Pedro A. Batista Martins
1. Não há com negar o sucesso da política governamental no sentido de reduzir a inflação. Segundo os próprios membros da equipe econômica, é possível esperar algo ao redor de 25% no acumulo dos próximos 12 meses. Embora significativa, tal redução deve ser encarada, entretanto, em suas corretas dimensões, para que não se corra o risco de adotar medidas prejudiciais à saúde da economia.
2. A observação é feita a propósito de dispositivo, incluído no projeto de reforma da legislação tributária, que revoga a correção monetária das demonstrações financeiras e veda qualquer tipo de indexação, inclusive para fins societários.
3. De forma a cumprir a sua função como documento informativo para o público que interage com as empresas, as demonstrações financeiras devem refletir a realidade das variações ocorridas nos valores patrimoniais. Se isso não acontece, acionistas não saberão o valor correto de seus investimentos, o produto do capital investido será apurado inadequadamente, o cálculo do Imposto de Renda será distorcido e os membros da administração serão induzidos a erro.
4. Não é por outro motivo que a própria Lei das S.A. estabeleceu critérios para evitar as distorções causadas pela inflação sobre as demonstrações financeiras das companhias, obrigando-as, por exemplo, a considerar os seus efeitos sobre o valor dos elementos do patrimônio e os resultados do exercício.

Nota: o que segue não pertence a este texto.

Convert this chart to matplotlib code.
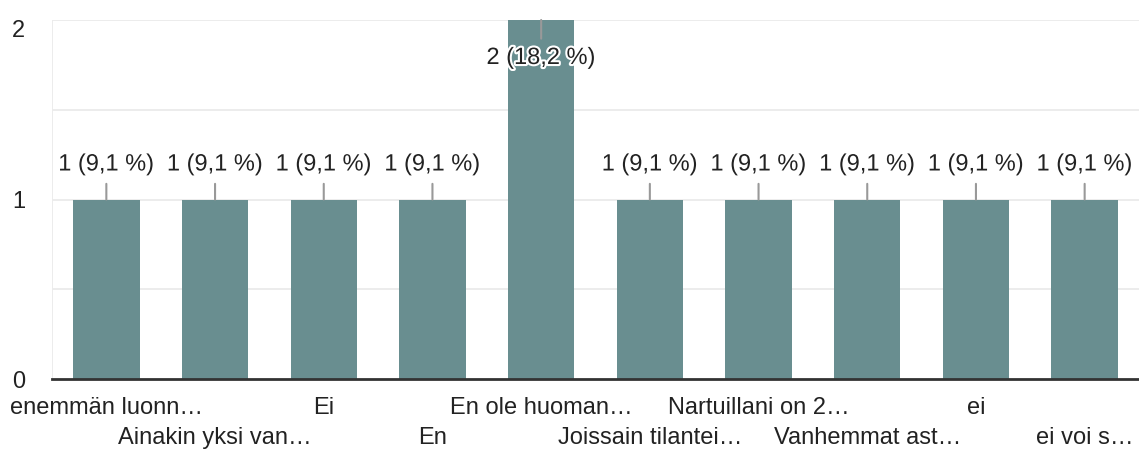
import matplotlib.pyplot as plt
import matplotlib.patheffects as pe
import numpy as np

plt.rcParams["font.family"] = ["Liberation Sans", "DejaVu Sans"]

categories = [
    "enemmän luonn…",
    "Ainakin yksi van…",
    "Ei",
    "En",
    "En ole huoman…",
    "Joissain tilantei…",
    "Nartuillani on 2…",
    "Vanhemmat ast…",
    "ei",
    "ei voi s…",
]
counts = [1, 1, 1, 1, 2, 1, 1, 1, 1, 1]
total = 11
y_ticks = [0, 1, 2]

bar_color = "#698e90"
text_color = "#222222"

fig = plt.figure(figsize=(11.39, 4.5), dpi=100)
ax = fig.add_axes([52 / 1139, 71 / 450, 1087 / 1139, 359 / 450])

x = np.arange(len(categories))
ax.bar(x, counts, width=0.61, color=bar_color, zorder=2)

ax.set_xlim(-0.5, len(categories) - 0.5)
ax.set_ylim(0, 2)

# grid
for v in [0.5, 1, 1.5, 2]:
    ax.axhline(v, color="#ebebeb", lw=1.3, zorder=0)
ax.axvline(-0.5, color="#ebebeb", lw=1.3, zorder=0)

for s in ["top", "right", "left"]:
    ax.spines[s].set_visible(False)
ax.spines["bottom"].set_color("#333333")
ax.spines["bottom"].set_linewidth(2)
ax.spines["bottom"].set_zorder(3)

ax.set_yticks(y_ticks)
ax.set_yticklabels([str(t) for t in y_ticks], fontsize=17, color=text_color)
ax.tick_params(axis="y", length=0, pad=24)
for lbl in ax.get_yticklabels():
    lbl.set_horizontalalignment("center")
ax.get_yticklabels()[-1].set_verticalalignment("top")
ax.get_yticklabels()[-1].set_y(2.0)

ax.set_xticks(x)
ax.set_xticklabels([])
ax.tick_params(axis="x", length=0)
for i, name in enumerate(categories):
    dy = -29 if i % 2 == 0 else -59
    ax.annotate(name, (i, 0), xytext=(0, dy), textcoords="offset pixels",
                ha="center", va="center", fontsize=17, color=text_color,
                annotation_clip=False)

# value labels with leader lines
top = max(counts)
for i, c in enumerate(counts):
    pct = f"{c / total * 100:.1f}".replace(".", ",")
    dy = -38 if c == top else 35
    ax.annotate(f"{c} ({pct} %)", xy=(i, c), xytext=(0, dy), textcoords="offset pixels",
                ha="center", va="center", fontsize=17, color=text_color, zorder=5,
                path_effects=[pe.withStroke(linewidth=3, foreground="white")],
                arrowprops=dict(arrowstyle="-", color="#999999", lw=1.5,
                                shrinkA=-4, shrinkB=0),
                annotation_clip=False)

fig.savefig("out.png", dpi=100)
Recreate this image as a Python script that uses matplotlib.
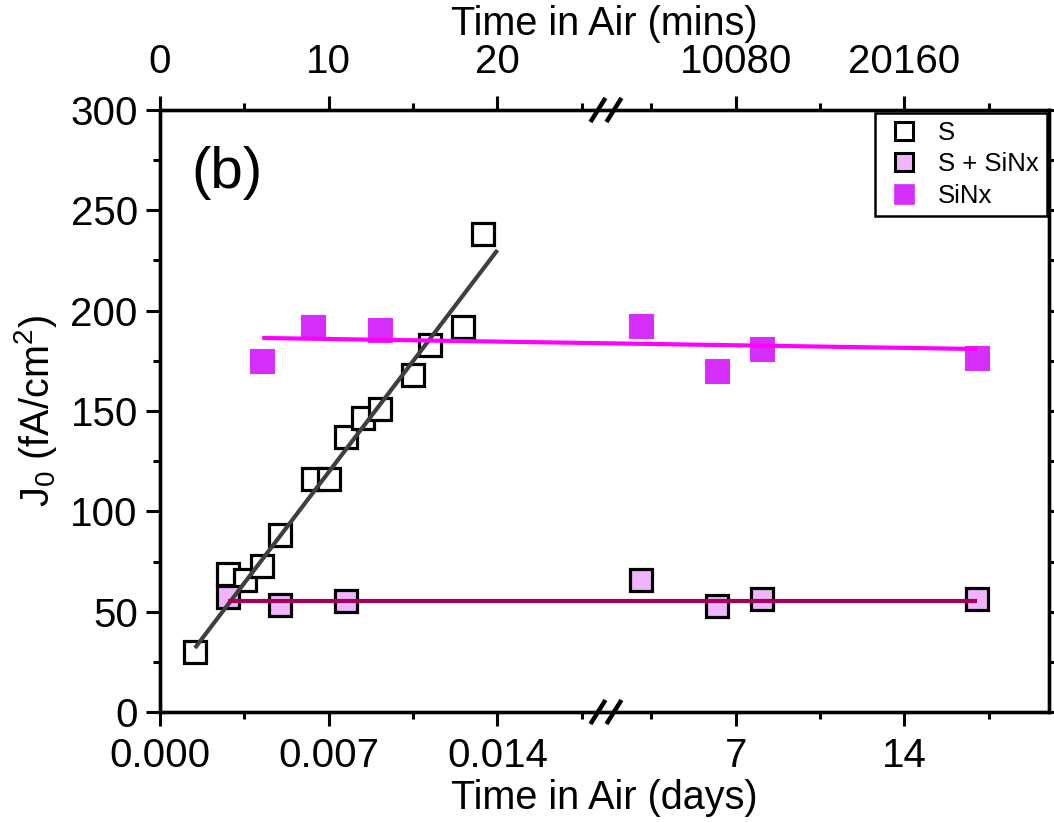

Preserva-se, assim, o valor real do capital social lançado em conta do patrimônio líquido.
5. É pela expressão do capital social que se compatibilizam os anseios dos acionistas e dos credores da sociedade. Calcado nos atributos jurídicos da realidade, da intangibilidade e da unidade, ele deve assegurar, enquanto exista a empresas, os recursos aportados pelos sócios para sua integralização, devendo apenas a eles retornar nos casos de dissolução das sociedade e desde que pago o passivo porventura existente.
6. Por essa razão é que o capital social é chamado de “cifra de retenção”, que, em proteção aos credores, bloqueia a devolução, aos sócios, das parcelas do valor investido e, como um “dique”, veda os esvaziamento do ativo societário pela distribuição aos acionistas, de resultado além do “índice” permitido.
7. Esse instrumento legal propiciou o surgimento das sociedades de responsabilidade limitada, em que a obrigação dos sócios cessa na integralização das participações societárias. Tais recursos, no conjunto, constituem a garantia mínima dos que negociam com a empresa, significando que pelo menos esse valor patrimonial deve ser, permanentemente, retido no ativo da sociedade.
8. Com base nessas premissas foi possível harmonizar o conflito de interesses entre o acionista – que deseja frequente e integral distribuição dos lucros – e o credor – que busca adequada proteção de seus créditos e se preocupa, por consequência, com uma eventual descapitalização predatória da empresa com o fluxo de recursos para seus sócios.
9. Não por outro motivo a legislação procurou estabelecer regras rígidas de proteção ao capital social (avaliação fidedigna dos bens a ele incorporados, proibição de emissão de ações abaixo do valor nominal e de a sociedade negociar os próprios papéis, valor mínimo de realização de capital, reserva legal e oposição dos credores na redução do capital, entre outros mecanismos), o que inclui a obrigatoriedade da correção monetária do capital social realizado e sua consequente capitalização.
10. A correção constitui mera operação aritmética, mas tem destino jurídico dos mais nobres, já que procura manter intacto o princípio da intangibilidade e evitar que meros resultados nominais sejam distribuídos aos sócios – em visível prejuízo dos credores -, sob o errôneo entendimento de que representariam rendimentos ou ganhos reais da empresa.
11. Diante da inflação, a expressão monetária do capital social resulta desatualizada, gerando distribuição de lucros fictícios, anulando a garantia mínima dos credores de sociedade de responsabilidade limitada, pois os recursos investidos pelos sócios – que deveriam se perpetuar no ativo social – retornam às suas mãos por vias indiretas.
12. A simples observação de tais princípios e objetivos leva à forçosa conclusão de que é ilegítima a proposta governamental que extingue a correção além do fato de que, por gerar falso lucro, ela também fere o princípio constitucional da capacidade econômica do contribuinte.
13. Vale lembrar, a propósito, que a Lei 7.730, de 1989, que buscou implantar a mesma sistemática de desindexação das demonstrações financeiras, teve vidas breve, talvez pelo fato de ser considerada crime, na legislação penal, a distribuição de lucros ou dividendos fictícios.